_WORK INSTRUCTIONS_:
Repeat the lines below exactly as they appear, but leave out the images.
+++
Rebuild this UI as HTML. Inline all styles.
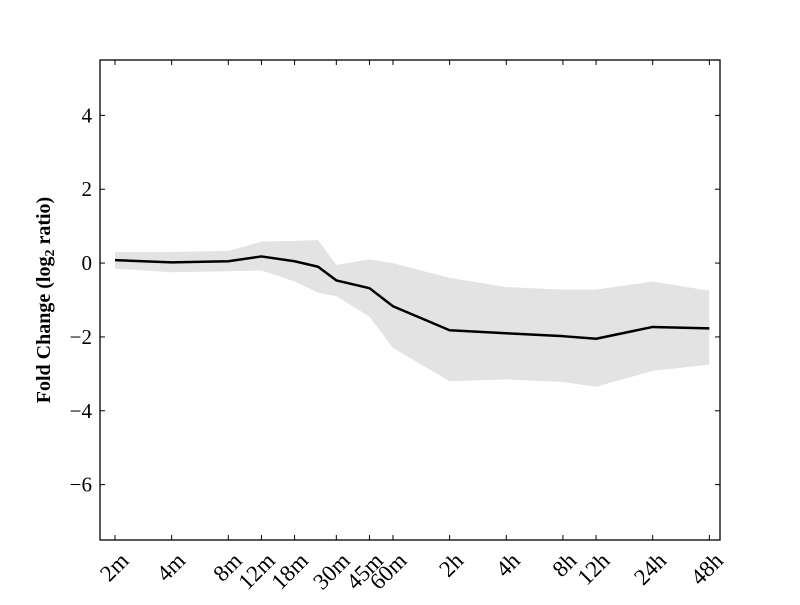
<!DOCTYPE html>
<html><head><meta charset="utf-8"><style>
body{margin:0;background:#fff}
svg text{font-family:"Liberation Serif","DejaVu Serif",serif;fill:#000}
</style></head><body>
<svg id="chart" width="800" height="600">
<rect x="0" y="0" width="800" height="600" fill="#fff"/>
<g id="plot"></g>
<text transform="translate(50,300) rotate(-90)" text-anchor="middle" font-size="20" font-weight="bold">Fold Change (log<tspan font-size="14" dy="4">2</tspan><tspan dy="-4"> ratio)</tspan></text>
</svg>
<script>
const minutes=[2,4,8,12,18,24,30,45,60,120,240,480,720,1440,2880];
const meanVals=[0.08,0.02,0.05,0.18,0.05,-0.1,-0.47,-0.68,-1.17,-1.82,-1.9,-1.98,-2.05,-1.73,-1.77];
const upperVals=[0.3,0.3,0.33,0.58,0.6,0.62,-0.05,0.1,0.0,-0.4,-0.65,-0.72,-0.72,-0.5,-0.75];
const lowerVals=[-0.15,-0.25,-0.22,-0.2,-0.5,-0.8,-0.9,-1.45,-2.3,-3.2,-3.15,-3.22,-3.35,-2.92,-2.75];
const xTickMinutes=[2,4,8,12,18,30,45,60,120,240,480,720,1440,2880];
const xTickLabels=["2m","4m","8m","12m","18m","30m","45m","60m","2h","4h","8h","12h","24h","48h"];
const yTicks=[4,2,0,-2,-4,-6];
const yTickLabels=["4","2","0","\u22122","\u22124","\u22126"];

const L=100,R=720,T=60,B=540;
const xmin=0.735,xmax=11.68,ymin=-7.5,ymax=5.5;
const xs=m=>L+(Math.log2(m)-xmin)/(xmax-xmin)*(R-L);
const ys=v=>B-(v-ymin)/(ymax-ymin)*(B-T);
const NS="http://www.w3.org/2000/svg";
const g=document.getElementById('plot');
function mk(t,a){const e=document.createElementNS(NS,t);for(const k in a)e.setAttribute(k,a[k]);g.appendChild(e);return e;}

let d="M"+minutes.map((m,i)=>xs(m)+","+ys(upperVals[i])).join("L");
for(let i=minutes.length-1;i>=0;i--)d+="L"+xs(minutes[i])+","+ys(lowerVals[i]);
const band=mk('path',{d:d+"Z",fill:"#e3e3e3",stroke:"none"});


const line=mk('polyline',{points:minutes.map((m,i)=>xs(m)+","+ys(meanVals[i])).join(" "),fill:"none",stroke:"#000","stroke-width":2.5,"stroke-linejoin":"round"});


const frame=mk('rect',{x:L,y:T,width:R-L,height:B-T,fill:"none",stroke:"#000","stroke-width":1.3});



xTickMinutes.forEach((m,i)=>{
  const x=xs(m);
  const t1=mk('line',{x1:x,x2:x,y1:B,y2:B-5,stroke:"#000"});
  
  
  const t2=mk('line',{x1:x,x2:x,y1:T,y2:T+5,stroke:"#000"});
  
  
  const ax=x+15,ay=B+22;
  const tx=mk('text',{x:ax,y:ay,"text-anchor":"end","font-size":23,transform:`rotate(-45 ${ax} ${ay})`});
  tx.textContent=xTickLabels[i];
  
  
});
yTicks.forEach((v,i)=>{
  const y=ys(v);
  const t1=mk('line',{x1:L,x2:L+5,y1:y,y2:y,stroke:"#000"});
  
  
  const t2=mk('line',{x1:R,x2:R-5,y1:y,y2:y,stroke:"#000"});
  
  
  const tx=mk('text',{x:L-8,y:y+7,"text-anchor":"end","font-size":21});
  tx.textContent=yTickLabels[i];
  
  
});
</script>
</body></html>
+++
_THE OUTPUT_:
Rebuild this UI as HTML. Inline all styles.
<!DOCTYPE html>
<html><head><meta charset="utf-8"><style>
body{margin:0;background:#fff}
svg text{font-family:"Liberation Serif","DejaVu Serif",serif;fill:#000}
</style></head><body>
<svg id="chart" width="800" height="600">
<rect x="0" y="0" width="800" height="600" fill="#fff"/>
<g id="plot"></g>
<text transform="translate(50,300) rotate(-90)" text-anchor="middle" font-size="20" font-weight="bold">Fold Change (log<tspan font-size="14" dy="4">2</tspan><tspan dy="-4"> ratio)</tspan></text>
</svg>
<script>
const minutes=[2,4,8,12,18,24,30,45,60,120,240,480,720,1440,2880];
const meanVals=[0.08,0.02,0.05,0.18,0.05,-0.1,-0.47,-0.68,-1.17,-1.82,-1.9,-1.98,-2.05,-1.73,-1.77];
const upperVals=[0.3,0.3,0.33,0.58,0.6,0.62,-0.05,0.1,0.0,-0.4,-0.65,-0.72,-0.72,-0.5,-0.75];
const lowerVals=[-0.15,-0.25,-0.22,-0.2,-0.5,-0.8,-0.9,-1.45,-2.3,-3.2,-3.15,-3.22,-3.35,-2.92,-2.75];
const xTickMinutes=[2,4,8,12,18,30,45,60,120,240,480,720,1440,2880];
const xTickLabels=["2m","4m","8m","12m","18m","30m","45m","60m","2h","4h","8h","12h","24h","48h"];
const yTicks=[4,2,0,-2,-4,-6];
const yTickLabels=["4","2","0","\u22122","\u22124","\u22126"];

const L=100,R=720,T=60,B=540;
const xmin=0.735,xmax=11.68,ymin=-7.5,ymax=5.5;
const xs=m=>L+(Math.log2(m)-xmin)/(xmax-xmin)*(R-L);
const ys=v=>B-(v-ymin)/(ymax-ymin)*(B-T);
const NS="http://www.w3.org/2000/svg";
const g=document.getElementById('plot');
function mk(t,a){const e=document.createElementNS(NS,t);for(const k in a)e.setAttribute(k,a[k]);g.appendChild(e);return e;}

let d="M"+minutes.map((m,i)=>xs(m)+","+ys(upperVals[i])).join("L");
for(let i=minutes.length-1;i>=0;i--)d+="L"+xs(minutes[i])+","+ys(lowerVals[i]);
const band=mk('path',{d:d+"Z",fill:"#e3e3e3",stroke:"none"});


const line=mk('polyline',{points:minutes.map((m,i)=>xs(m)+","+ys(meanVals[i])).join(" "),fill:"none",stroke:"#000","stroke-width":2.5,"stroke-linejoin":"round"});


const frame=mk('rect',{x:L,y:T,width:R-L,height:B-T,fill:"none",stroke:"#000","stroke-width":1.3});



xTickMinutes.forEach((m,i)=>{
  const x=xs(m);
  const t1=mk('line',{x1:x,x2:x,y1:B,y2:B-5,stroke:"#000"});
  
  
  const t2=mk('line',{x1:x,x2:x,y1:T,y2:T+5,stroke:"#000"});
  
  
  const ax=x+15,ay=B+22;
  const tx=mk('text',{x:ax,y:ay,"text-anchor":"end","font-size":23,transform:`rotate(-45 ${ax} ${ay})`});
  tx.textContent=xTickLabels[i];
  
  
});
yTicks.forEach((v,i)=>{
  const y=ys(v);
  const t1=mk('line',{x1:L,x2:L+5,y1:y,y2:y,stroke:"#000"});
  
  
  const t2=mk('line',{x1:R,x2:R-5,y1:y,y2:y,stroke:"#000"});
  
  
  const tx=mk('text',{x:L-8,y:y+7,"text-anchor":"end","font-size":21});
  tx.textContent=yTickLabels[i];
  
  
});
</script>
</body></html>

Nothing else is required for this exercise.